[aprssig] Information organization

steve at dimse.com steve at dimse.com
Thu Feb 17 16:25:29 EST 2022



> On Feb 17, 2022, at 3:55 PM, Charles Gallo <charlie at thegallos.com> wrote:
> 
> And the arguing about it, instead of just correcting it, and submitting a pull request is what will drive people away from the group, and from participating, leading to the death of APRS

We have a once in thirty year chance to organize APRS in a sustainable manner. I say it is worth a few months delay in creating new documents. As to arguing, we need to settle things and at least try to act as a group instead of thousands of individuals.
> 
> What prevents someone from creating "NotQuiteAPRS", putting it out there, and saying WE are going to run this on 144.390?  It could be partly, or even mostly compatible, or have compatibility as a legacy mode

Same thing that as prevented it for the last 30 years, almost nothing.
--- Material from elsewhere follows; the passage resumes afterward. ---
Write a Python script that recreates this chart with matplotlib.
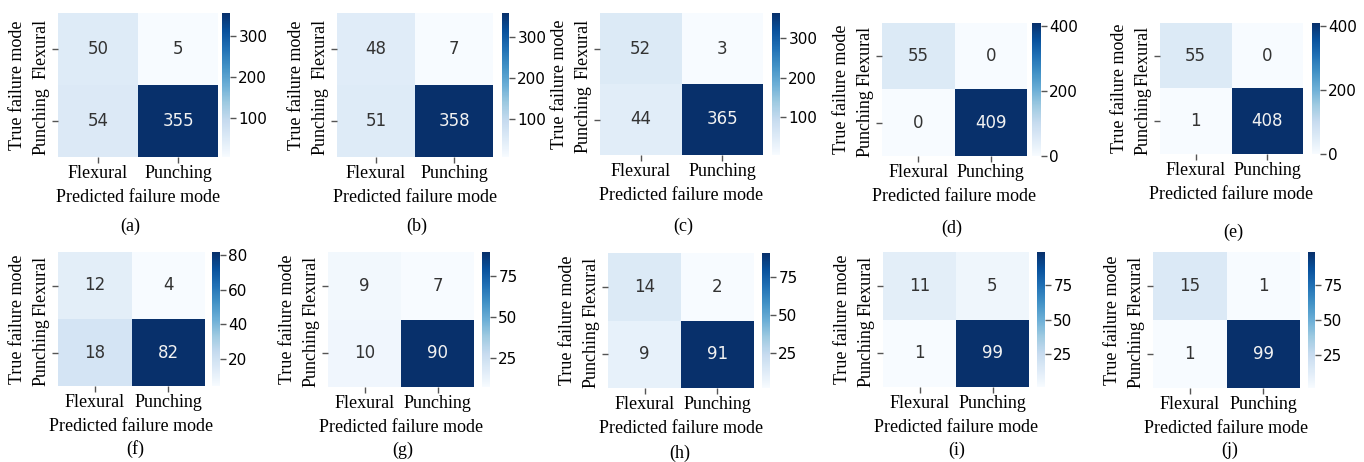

OpenTrak was one such thing, but it never got popular and Scott got busy with other things, but as we've heard it may rise again. APRS is an established mode with a place on the bandplan, and if someone starts something new on 144.39 that interferes with APRS transmissions that probably would violate FCC rules in the US. But such weak rules about QRM and best amateur practice are all that has prevented it all along.

But the bigger danger lies not organizing in a unified manner. If there isn't some way to build a consensus, and some way to say what is allowed and what isn't everyone can do whatever they want, and APRS will splinter. Bob sort of did that, but he is gone. That is why we need an organization now.